### [Provided material]

___

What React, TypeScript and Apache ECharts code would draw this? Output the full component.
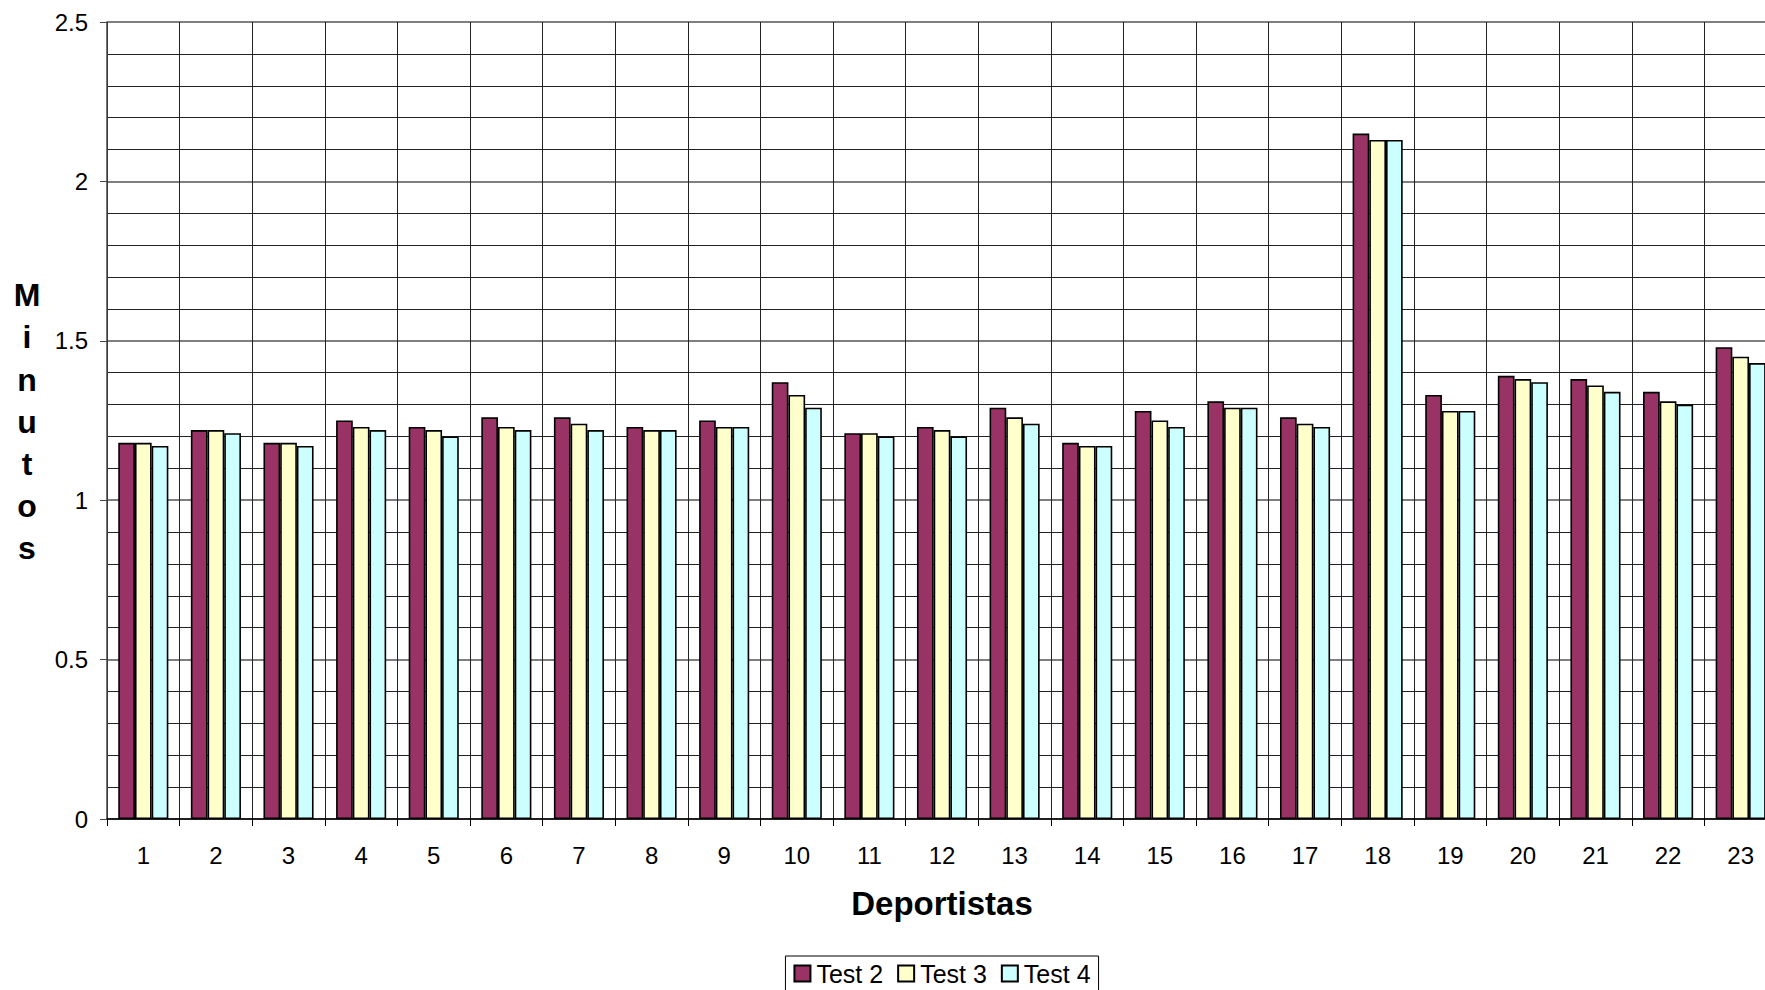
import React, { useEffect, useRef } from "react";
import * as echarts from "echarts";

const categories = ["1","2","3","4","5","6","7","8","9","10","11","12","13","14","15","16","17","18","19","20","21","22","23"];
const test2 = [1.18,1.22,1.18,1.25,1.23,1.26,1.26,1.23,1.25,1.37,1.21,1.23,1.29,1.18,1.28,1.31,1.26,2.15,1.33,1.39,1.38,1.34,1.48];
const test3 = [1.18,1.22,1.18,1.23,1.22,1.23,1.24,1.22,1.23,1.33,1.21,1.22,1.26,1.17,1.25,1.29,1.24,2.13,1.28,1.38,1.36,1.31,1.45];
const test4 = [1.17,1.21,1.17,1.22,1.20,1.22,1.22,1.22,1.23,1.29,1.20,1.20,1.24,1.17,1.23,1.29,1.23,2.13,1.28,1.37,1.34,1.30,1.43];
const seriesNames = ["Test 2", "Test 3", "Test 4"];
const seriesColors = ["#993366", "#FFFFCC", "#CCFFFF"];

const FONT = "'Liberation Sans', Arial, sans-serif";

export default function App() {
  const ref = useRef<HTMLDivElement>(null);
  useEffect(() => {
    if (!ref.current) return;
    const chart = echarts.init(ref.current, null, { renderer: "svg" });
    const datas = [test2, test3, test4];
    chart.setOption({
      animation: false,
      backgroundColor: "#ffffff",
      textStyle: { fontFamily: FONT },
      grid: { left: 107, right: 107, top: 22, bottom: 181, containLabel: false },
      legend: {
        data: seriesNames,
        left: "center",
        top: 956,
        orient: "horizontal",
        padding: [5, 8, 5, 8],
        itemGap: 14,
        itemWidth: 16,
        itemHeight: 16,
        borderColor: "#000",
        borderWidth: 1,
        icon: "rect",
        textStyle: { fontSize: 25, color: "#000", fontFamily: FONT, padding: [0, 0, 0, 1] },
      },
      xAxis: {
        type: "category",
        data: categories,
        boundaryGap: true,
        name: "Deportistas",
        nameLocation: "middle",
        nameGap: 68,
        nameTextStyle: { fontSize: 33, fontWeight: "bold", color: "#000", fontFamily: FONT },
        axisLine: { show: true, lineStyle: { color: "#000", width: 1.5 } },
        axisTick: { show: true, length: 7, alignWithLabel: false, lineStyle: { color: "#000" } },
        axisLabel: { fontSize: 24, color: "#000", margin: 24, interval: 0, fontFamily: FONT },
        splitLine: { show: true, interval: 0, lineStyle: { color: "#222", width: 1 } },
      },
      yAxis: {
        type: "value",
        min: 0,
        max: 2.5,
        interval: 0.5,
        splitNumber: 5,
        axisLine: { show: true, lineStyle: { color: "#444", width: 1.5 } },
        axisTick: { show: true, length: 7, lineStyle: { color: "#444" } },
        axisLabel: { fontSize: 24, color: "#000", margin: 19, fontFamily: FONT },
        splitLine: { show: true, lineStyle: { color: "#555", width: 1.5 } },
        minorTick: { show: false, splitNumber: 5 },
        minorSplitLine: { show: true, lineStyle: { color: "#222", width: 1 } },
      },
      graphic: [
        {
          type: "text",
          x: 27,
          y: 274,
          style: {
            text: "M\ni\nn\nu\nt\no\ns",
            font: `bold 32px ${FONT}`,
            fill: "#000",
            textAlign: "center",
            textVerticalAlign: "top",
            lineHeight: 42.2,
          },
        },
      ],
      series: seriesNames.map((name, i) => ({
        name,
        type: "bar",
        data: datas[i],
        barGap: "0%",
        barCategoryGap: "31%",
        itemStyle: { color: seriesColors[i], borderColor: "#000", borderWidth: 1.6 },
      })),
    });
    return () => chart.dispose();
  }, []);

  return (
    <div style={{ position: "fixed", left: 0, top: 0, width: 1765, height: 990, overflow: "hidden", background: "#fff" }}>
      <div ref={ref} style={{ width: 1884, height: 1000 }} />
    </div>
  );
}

___

Reproduce the material word for word. Any pictures should be left out of the copy.

What React, TypeScript and Apache ECharts code would draw this? Output the full component.
import React, { useEffect, useRef } from "react";
import * as echarts from "echarts";

const categories = ["1","2","3","4","5","6","7","8","9","10","11","12","13","14","15","16","17","18","19","20","21","22","23"];
const test2 = [1.18,1.22,1.18,1.25,1.23,1.26,1.26,1.23,1.25,1.37,1.21,1.23,1.29,1.18,1.28,1.31,1.26,2.15,1.33,1.39,1.38,1.34,1.48];
const test3 = [1.18,1.22,1.18,1.23,1.22,1.23,1.24,1.22,1.23,1.33,1.21,1.22,1.26,1.17,1.25,1.29,1.24,2.13,1.28,1.38,1.36,1.31,1.45];
const test4 = [1.17,1.21,1.17,1.22,1.20,1.22,1.22,1.22,1.23,1.29,1.20,1.20,1.24,1.17,1.23,1.29,1.23,2.13,1.28,1.37,1.34,1.30,1.43];
const seriesNames = ["Test 2", "Test 3", "Test 4"];
const seriesColors = ["#993366", "#FFFFCC", "#CCFFFF"];

const FONT = "'Liberation Sans', Arial, sans-serif";

export default function App() {
  const ref = useRef<HTMLDivElement>(null);
  useEffect(() => {
    if (!ref.current) return;
    const chart = echarts.init(ref.current, null, { renderer: "svg" });
    const datas = [test2, test3, test4];
    chart.setOption({
      animation: false,
      backgroundColor: "#ffffff",
      textStyle: { fontFamily: FONT },
      grid: { left: 107, right: 107, top: 22, bottom: 181, containLabel: false },
      legend: {
        data: seriesNames,
        left: "center",
        top: 956,
        orient: "horizontal",
        padding: [5, 8, 5, 8],
        itemGap: 14,
        itemWidth: 16,
        itemHeight: 16,
        borderColor: "#000",
        borderWidth: 1,
        icon: "rect",
        textStyle: { fontSize: 25, color: "#000", fontFamily: FONT, padding: [0, 0, 0, 1] },
      },
      xAxis: {
        type: "category",
        data: categories,
        boundaryGap: true,
        name: "Deportistas",
        nameLocation: "middle",
        nameGap: 68,
        nameTextStyle: { fontSize: 33, fontWeight: "bold", color: "#000", fontFamily: FONT },
        axisLine: { show: true, lineStyle: { color: "#000", width: 1.5 } },
        axisTick: { show: true, length: 7, alignWithLabel: false, lineStyle: { color: "#000" } },
        axisLabel: { fontSize: 24, color: "#000", margin: 24, interval: 0, fontFamily: FONT },
        splitLine: { show: true, interval: 0, lineStyle: { color: "#222", width: 1 } },
      },
      yAxis: {
        type: "value",
        min: 0,
        max: 2.5,
        interval: 0.5,
        splitNumber: 5,
        axisLine: { show: true, lineStyle: { color: "#444", width: 1.5 } },
        axisTick: { show: true, length: 7, lineStyle: { color: "#444" } },
        axisLabel: { fontSize: 24, color: "#000", margin: 19, fontFamily: FONT },
        splitLine: { show: true, lineStyle: { color: "#555", width: 1.5 } },
        minorTick: { show: false, splitNumber: 5 },
        minorSplitLine: { show: true, lineStyle: { color: "#222", width: 1 } },
      },
      graphic: [
        {
          type: "text",
          x: 27,
          y: 274,
          style: {
            text: "M\ni\nn\nu\nt\no\ns",
            font: `bold 32px ${FONT}`,
            fill: "#000",
            textAlign: "center",
            textVerticalAlign: "top",
            lineHeight: 42.2,
          },
        },
      ],
      series: seriesNames.map((name, i) => ({
        name,
        type: "bar",
        data: datas[i],
        barGap: "0%",
        barCategoryGap: "31%",
        itemStyle: { color: seriesColors[i], borderColor: "#000", borderWidth: 1.6 },
      })),
    });
    return () => chart.dispose();
  }, []);

  return (
    <div style={{ position: "fixed", left: 0, top: 0, width: 1765, height: 990, overflow: "hidden", background: "#fff" }}>
      <div ref={ref} style={{ width: 1884, height: 1000 }} />
    </div>
  );
}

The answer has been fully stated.